## Instructions to follow
Skip all pictures. Write out the data below from its first line through the line that contains "leftArrows = [[-0.0345,0.954,0.878],[-0.0261,0.700,0.776]];".

══ Input records ══

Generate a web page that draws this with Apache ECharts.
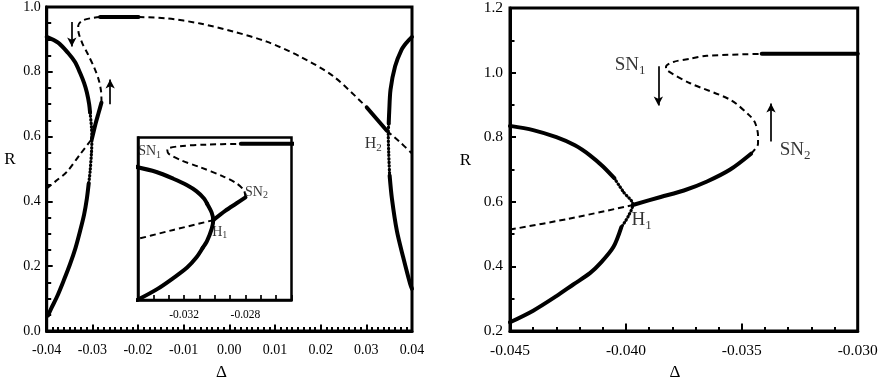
<!DOCTYPE html>
<html><head><meta charset="utf-8">
<script src="https://cdn.jsdelivr.net/npm/echarts@6/dist/echarts.min.js"></script>
<style>html,body{margin:0;padding:0;background:#fff}#c{width:883px;height:386px}</style>
</head><body><div id="c"></div>
<script>
// ---- Left panel data: [Δ, R] ----
const leftUpperSolid = [[-0.040,0.908],[-0.0375,0.890],[-0.0353,0.858],[-0.0338,0.830],[-0.0327,0.797],[-0.0318,0.765],[-0.0312,0.736],[-0.0307,0.700],[-0.0305,0.674]];
const leftH1Dotted = [[-0.0305,0.674],[-0.0302,0.630],[-0.0301,0.593],[-0.0302,0.550],[-0.0305,0.491],[-0.0308,0.455]];
const leftLowerSolid = [[-0.0308,0.455],[-0.0312,0.409],[-0.0318,0.360],[-0.0327,0.308],[-0.0337,0.256],[-0.0349,0.206],[-0.0363,0.155],[-0.0378,0.104],[-0.0390,0.070],[-0.0397,0.048]];
const leftDashedLower = [[-0.040,0.440],[-0.0378,0.465],[-0.0356,0.491],[-0.0327,0.545],[-0.0301,0.593]];
const leftSolidMid = [[-0.0301,0.593],[-0.0293,0.640],[-0.0286,0.675],[-0.0280,0.705]];
const leftDashedUpper = [[-0.0280,0.705],[-0.0281,0.740],[-0.0286,0.775],[-0.0295,0.810],[-0.0310,0.855],[-0.0322,0.888],[-0.0330,0.920],[-0.0331,0.942],[-0.0323,0.957],[-0.0305,0.965],[-0.0283,0.969]];
const topSolid = [[-0.0283,0.969],[-0.0199,0.969]];
const topDashed = [[-0.0199,0.969],[-0.0137,0.965],[-0.0064,0.949],[0.0009,0.924],[0.0082,0.893],[0.0155,0.847],[0.0228,0.786],[0.0301,0.690]];
const h2Solid = [[0.0301,0.690],[0.0345,0.618]];
const h2Dashed = [[0.0345,0.618],[0.0372,0.585],[0.0400,0.548]];
const rightUpperSolid = [[0.0400,0.908],[0.0388,0.890],[0.0377,0.868],[0.0363,0.817],[0.0353,0.745],[0.0350,0.674],[0.0349,0.640]];
const rightH2Dotted = [[0.0349,0.640],[0.0348,0.613],[0.0349,0.550],[0.0351,0.480]];
const rightLowerSolid = [[0.0351,0.480],[0.0356,0.409],[0.0367,0.308],[0.0381,0.226],[0.0396,0.145],[0.0400,0.130]];
const leftArrows = [[-0.0345,0.954,0.878],[-0.0261,0.700,0.776]];

// ---- Right panel data: [Δ, R] ----
const rUpperSolid = [[-0.045,0.835],[-0.044,0.822],[-0.043,0.800],[-0.0422,0.775],[-0.04155,0.744],[-0.0410,0.710],[-0.0405,0.673]];
const rH1Dotted = [[-0.0405,0.673],[-0.0401,0.630],[-0.0397,0.592],[-0.0399,0.555],[-0.0402,0.521]];
const rLowerSolid = [[-0.0402,0.521],[-0.04054,0.460],[-0.0411,0.410],[-0.04155,0.379],[-0.04227,0.344],[-0.0430,0.308],[-0.0440,0.263],[-0.0450,0.227]];
const rDashedLower = [[-0.045,0.514],[-0.0425,0.547],[-0.0397,0.590]];
const rSolidMid = [[-0.0397,0.590],[-0.0385,0.615],[-0.0375,0.635],[-0.0365,0.663],[-0.0355,0.700],[-0.0346,0.749]];
const rDashedUpper = [[-0.0346,0.749],[-0.0343,0.780],[-0.0343,0.805],[-0.03443,0.845],[-0.03465,0.866],[-0.0355,0.916],[-0.03723,0.967],[-0.03824,1.008],[-0.03827,1.018],[-0.03795,1.033],[-0.03723,1.043],[-0.03651,1.052],[-0.03414,1.058]];
const rTopSolid = [[-0.03414,1.058],[-0.030,1.058]];
const rightArrows = [[-0.0386,1.020,0.898],[-0.03374,0.787,0.904]];

// ---- Tick settings ----
const leftXTicks = {min:-0.04, max:0.04, step:0.01};
const leftYTicks = {min:0, max:1.0, step:0.2};
const rightXTicks = {min:-0.045, max:-0.030, step:0.005};
const rightYTicks = {min:0.2, max:1.2, step:0.2};
const insetXTicks = {min:-0.035, max:-0.025, step:0.001};
const insetXLabels = [-0.032, -0.028];
const insetYRange = {min:0.2, max:1.0};

// ---- Labels: [Δ, R, main, sub] ----
const leftLabels = [[0.0315,0.577,'H','2']];
const rightLabels = [[-0.03982,1.023,'SN','1'],[-0.0327,0.759,'SN','2'],[-0.03932,0.543,'H','1']];
const insetLabels = [[-0.03424,0.931,'SN','1'],[-0.02728,0.731,'SN','2'],[-0.02967,0.535,'H','1']];

const FONT = 'Liberation Serif';
const chart = echarts.init(document.getElementById('c'));

const styles = {
  solid: {width:4, type:'solid', cap:'round'},
  dashed: {width:2, type:[6,4], cap:'butt'},
  dotted: {width:3.2, type:[0.5,3], cap:'round'}
};
function ln(data, kind, gi, z) {
  const s = styles[kind];
  return {type:'line', data:data, xAxisIndex:gi, yAxisIndex:gi, showSymbol:false, symbol:'none',
    smooth:0.3, z:z||2, silent:true, clip:true,
    lineStyle:{color:'#000', width:s.width, type:s.type, cap:s.cap, join:'round'}};
}
function arrows(list, gi) {
  return {type:'line', data:[], xAxisIndex:gi, yAxisIndex:gi, silent:true,
    markLine:{silent:true, symbol:['none','arrow'], symbolSize:[7,9], label:{show:false},
      lineStyle:{color:'#000', width:1.7, type:'solid'},
      data:list.map(a=>[{coord:[a[0],a[1]]},{coord:[a[0],a[2]]}])}};
}
function labels(list, gi, fs, z) {
  return {type:'scatter', xAxisIndex:gi, yAxisIndex:gi, symbolSize:1, z:z||5, silent:true, clip:false,
    itemStyle:{color:'rgba(0,0,0,0)'},
    data:list.map(l=>({value:[l[0],l[1]], m:l[2], s:l[3]})),
    label:{show:true, position:'inside', color:'#000',
      formatter:p=>'{m|'+p.data.m+'}{s|'+p.data.s+'}',
      rich:{m:{fontFamily:FONT, fontSize:fs, color:'#000'},
            s:{fontFamily:FONT, fontSize:Math.round(fs*0.68), color:'#000', padding:[Math.round(fs*0.5),0,0,0]}}}};
}
function fmt(d){ return v => { let s = v.toFixed(d); if (Math.abs(v) < 1e-9) s = (0).toFixed(d); return s; }; }

const tickStyle = {show:true, inside:true, length:6, lineStyle:{color:'#000', width:2}};
const minorStyle = (n,len)=>({show:true, splitNumber:n, length:len, lineStyle:{color:'#000', width:2}});
const axisLineStyle = {show:true, onZero:false, lineStyle:{color:'#000', width:3}};
const nameStyleY = {fontFamily:FONT, fontSize:17, color:'#000', verticalAlign:'bottom', lineHeight:18};

const option = {
  animation:false,
  backgroundColor:'#fff',
  grid:[
    {left:46.7, top:6.7, width:365.3, height:327.3, show:true, borderColor:'#000', borderWidth:3, backgroundColor:'transparent'},
    {left:510, top:6.7, width:347.7, height:329, show:true, borderColor:'#000', borderWidth:3, backgroundColor:'transparent'},
    {left:138, top:137.5, width:153.5, height:162.5, show:true, borderColor:'#000', borderWidth:2.5, backgroundColor:'#fff', z:10}
  ],
  xAxis:[
    {type:'value', gridIndex:0, min:leftXTicks.min, max:leftXTicks.max, interval:leftXTicks.step,
     name:'Δ', nameLocation:'middle', nameGap:33, nameTextStyle:{fontFamily:FONT, fontSize:17, color:'#000', padding:[0,16,0,0]},
     axisLine:axisLineStyle, axisTick:{show:true, inside:true, length:6.5, lineStyle:{color:'#000', width:2}}, minorTick:minorStyle(8,4), splitLine:{show:false},
     axisLabel:{fontFamily:FONT, fontSize:14, color:'#000', margin:12, formatter:fmt(2)}},
    {type:'value', gridIndex:1, min:rightXTicks.min, max:rightXTicks.max, interval:rightXTicks.step,
     name:'Δ', nameLocation:'middle', nameGap:33, nameTextStyle:{fontFamily:FONT, fontSize:17, color:'#000', padding:[0,18,0,0]},
     axisLine:axisLineStyle, axisTick:{show:true, inside:true, length:7.5, lineStyle:{color:'#000', width:2}}, minorTick:minorStyle(5,4), splitLine:{show:false},
     axisLabel:{fontFamily:FONT, fontSize:15.5, color:'#000', margin:12, formatter:fmt(3)}},
    {type:'value', gridIndex:2, min:insetXTicks.min, max:insetXTicks.max, interval:insetXTicks.step, z:11,
     axisLine:{show:true, onZero:false, lineStyle:{color:'#000', width:2.5}}, axisTick:{show:true, inside:true, length:5, lineStyle:{color:'#000', width:1.7}},
     splitLine:{show:false},
     axisLabel:{fontFamily:FONT, fontSize:11.5, color:'#000', margin:9,
       formatter:v=>{ const r=Math.round(v*1000); return insetXLabels.some(l=>Math.round(l*1000)===r) ? (r/1000).toFixed(3) : ''; }}}
  ],
  yAxis:[
    {type:'value', gridIndex:0, min:leftYTicks.min, max:leftYTicks.max, interval:leftYTicks.step,
     name:'R', nameLocation:'middle', nameGap:31, nameRotate:0, nameTextStyle:nameStyleY,
     axisLine:axisLineStyle, axisTick:tickStyle, minorTick:minorStyle(4,4.5), splitLine:{show:false},
     axisLabel:{fontFamily:FONT, fontSize:14, color:'#000', margin:6, formatter:fmt(1)}},
    {type:'value', gridIndex:1, min:rightYTicks.min, max:rightYTicks.max, interval:rightYTicks.step,
     name:'R', nameLocation:'middle', nameGap:39, nameRotate:0, nameTextStyle:nameStyleY,
     axisLine:axisLineStyle, axisTick:tickStyle, minorTick:minorStyle(2,4.5), splitLine:{show:false},
     axisLabel:{fontFamily:FONT, fontSize:15.5, color:'#000', margin:7, formatter:fmt(1)}},
    {type:'value', gridIndex:2, min:insetYRange.min, max:insetYRange.max, z:11,
     axisLine:{show:true, onZero:false, lineStyle:{color:'#000', width:2.5}}, axisTick:{show:false}, axisLabel:{show:false}, splitLine:{show:false}}
  ],
  series:[
    ln(leftUpperSolid,'solid',0), ln(leftH1Dotted,'dotted',0), ln(leftLowerSolid,'solid',0),
    ln(leftDashedLower,'dashed',0), ln(leftSolidMid,'solid',0), ln(leftDashedUpper,'dashed',0),
    ln(topSolid,'solid',0), ln(topDashed,'dashed',0), ln(h2Solid,'solid',0), ln(h2Dashed,'dashed',0),
    ln(rightUpperSolid,'solid',0), ln(rightH2Dotted,'dotted',0), ln(rightLowerSolid,'solid',0),
    arrows(leftArrows,0), labels(leftLabels,0,16),
    ln(rUpperSolid,'solid',1), ln(rH1Dotted,'dotted',1), ln(rLowerSolid,'solid',1),
    ln(rDashedLower,'dashed',1), ln(rSolidMid,'solid',1), ln(rDashedUpper,'dashed',1), ln(rTopSolid,'solid',1),
    arrows(rightArrows,1), labels(rightLabels,1,19),
    ln(leftUpperSolid,'solid',2,12), ln(leftLowerSolid,'solid',2,12),
    ln(leftH1Dotted,'solid',2,12),
    ln(leftDashedLower,'dashed',2,12), ln(leftSolidMid,'solid',2,12), ln(leftDashedUpper,'dashed',2,12),
    ln(topSolid,'solid',2,12),
    labels(insetLabels,2,14,13)
  ]
};
chart.setOption(option);
</script></body></html>
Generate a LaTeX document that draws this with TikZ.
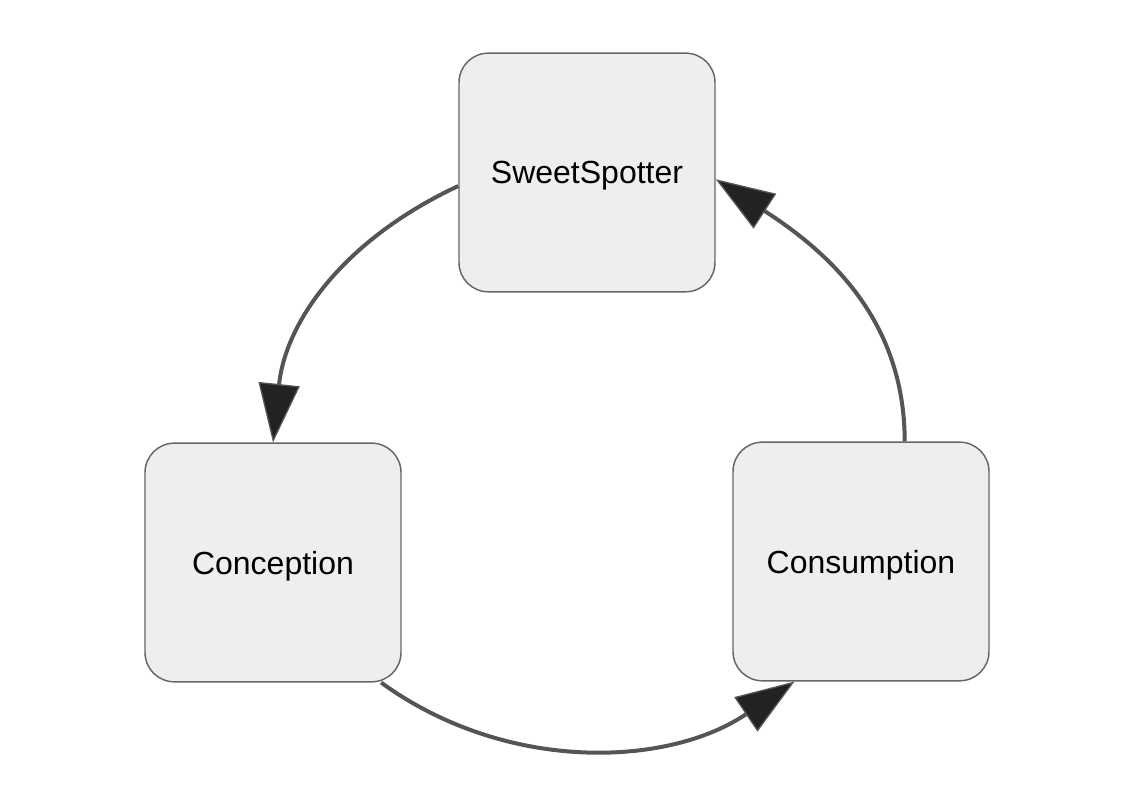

═══

## Worked solution
Generate a web page that draws this with Apache ECharts.
<!DOCTYPE html>
<html><head><meta charset="utf-8">
<script src="https://cdn.jsdelivr.net/npm/echarts@6/dist/echarts.min.js"></script>
<style>html,body{margin:0;padding:0;background:#fff}#c{width:883px;height:386px}</style>
</head><body><div id="c"></div>
<script>
// ---- Left panel data: [Δ, R] ----
const leftUpperSolid = [[-0.040,0.908],[-0.0375,0.890],[-0.0353,0.858],[-0.0338,0.830],[-0.0327,0.797],[-0.0318,0.765],[-0.0312,0.736],[-0.0307,0.700],[-0.0305,0.674]];
const leftH1Dotted = [[-0.0305,0.674],[-0.0302,0.630],[-0.0301,0.593],[-0.0302,0.550],[-0.0305,0.491],[-0.0308,0.455]];
const leftLowerSolid = [[-0.0308,0.455],[-0.0312,0.409],[-0.0318,0.360],[-0.0327,0.308],[-0.0337,0.256],[-0.0349,0.206],[-0.0363,0.155],[-0.0378,0.104],[-0.0390,0.070],[-0.0397,0.048]];
const leftDashedLower = [[-0.040,0.440],[-0.0378,0.465],[-0.0356,0.491],[-0.0327,0.545],[-0.0301,0.593]];
const leftSolidMid = [[-0.0301,0.593],[-0.0293,0.640],[-0.0286,0.675],[-0.0280,0.705]];
const leftDashedUpper = [[-0.0280,0.705],[-0.0281,0.740],[-0.0286,0.775],[-0.0295,0.810],[-0.0310,0.855],[-0.0322,0.888],[-0.0330,0.920],[-0.0331,0.942],[-0.0323,0.957],[-0.0305,0.965],[-0.0283,0.969]];
const topSolid = [[-0.0283,0.969],[-0.0199,0.969]];
const topDashed = [[-0.0199,0.969],[-0.0137,0.965],[-0.0064,0.949],[0.0009,0.924],[0.0082,0.893],[0.0155,0.847],[0.0228,0.786],[0.0301,0.690]];
const h2Solid = [[0.0301,0.690],[0.0345,0.618]];
const h2Dashed = [[0.0345,0.618],[0.0372,0.585],[0.0400,0.548]];
const rightUpperSolid = [[0.0400,0.908],[0.0388,0.890],[0.0377,0.868],[0.0363,0.817],[0.0353,0.745],[0.0350,0.674],[0.0349,0.640]];
const rightH2Dotted = [[0.0349,0.640],[0.0348,0.613],[0.0349,0.550],[0.0351,0.480]];
const rightLowerSolid = [[0.0351,0.480],[0.0356,0.409],[0.0367,0.308],[0.0381,0.226],[0.0396,0.145],[0.0400,0.130]];
const leftArrows = [[-0.0345,0.954,0.878],[-0.0261,0.700,0.776]];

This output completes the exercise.